By Timberly Ross
Associated Press
OMAHA, Neb. (AP) — Two Nebraska inmates have succeeded in getting a pagan religion recognized by state prison officials and will be able to hold their own worship services.
Wolfgang Rust, 59, and Bobby Conn, 30, reached a settlement in December with the state Department of Correctional Services over their fight to practice Theodish Belief at the Nebraska State Penitentiary in Lincoln.
The state will pay $12,400 to cover the inmates’ attorney fees under the deal approved recently in federal court.
The agreement calls for the prison system to recognize Theodish Belief and allow worshippers to procure items for religious ceremonies, including drinking horns, a boar’s tusk, a hobby horse and organic food.
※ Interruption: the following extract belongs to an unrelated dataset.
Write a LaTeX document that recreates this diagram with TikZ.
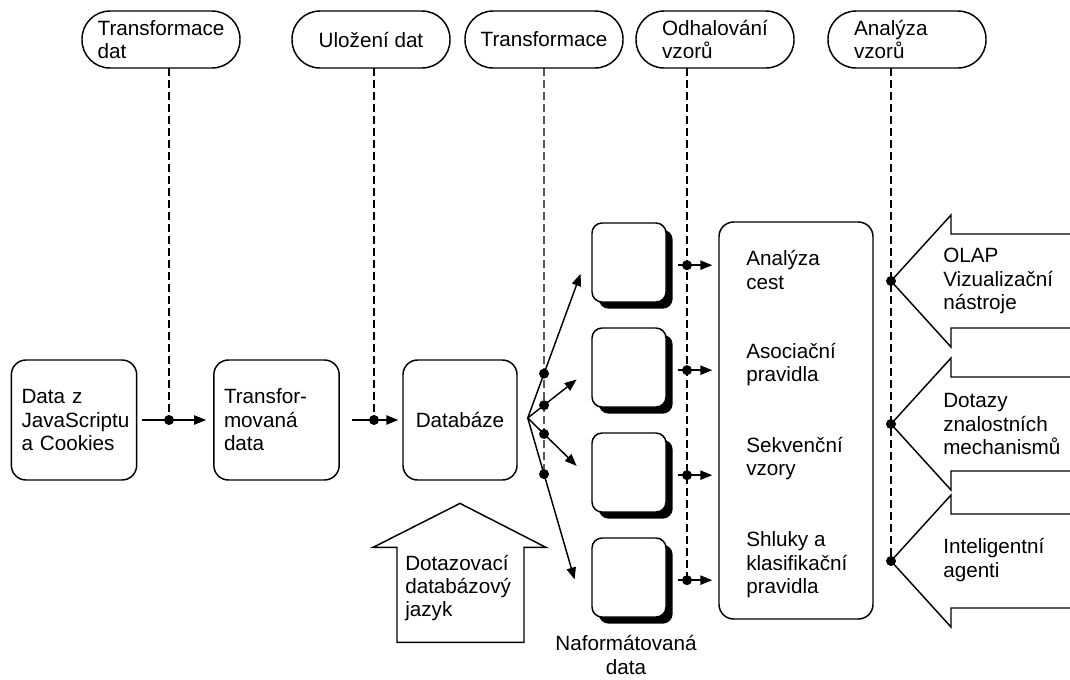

The inmates’ lawsuit, filed in August 2008 in U.S. District Court in Lincoln, said they had been forced to combine worship services with Asatru followers in violation of to their constitutional rights and federal law.
Both religions are forms of heathenism practiced in northern Europe about the 5th century but are as distinct as the Christian religions of Catholicism and Protestantism, according to the filing.
“Plaintiffs are dedicated to practicing the religion of our ancestors in an authentic, traditional tribal form which is as close to the elder ways as possible,” the lawsuit said. They contend Asatru is “radically different and blasphemously obnoxious.”
The inmates’ attorney Gene Summerlin praised the settlement, saying it allows Rush and Conn to exercise their religious freedom.
“The issue from the very beginning was these guys should be given separate worship times so they can practice their religion fully and the Asatru worshippers can practice their religion fully . . . and not try to mesh two religions,” Summerlin said.
The lawsuit followed the inmates’ earlier request to prison officials for recognition of their religion.
They were turned down in 2005 because prison officials determined the faiths were too similar.
Rust, formerly John Rust, is serving a life sentence for a 1975 killing in Omaha. His death sentence was commuted in 1994. Conn was sentenced to 20 to 30 years for plotting to kill his estranged wife in Sherman County in 2001.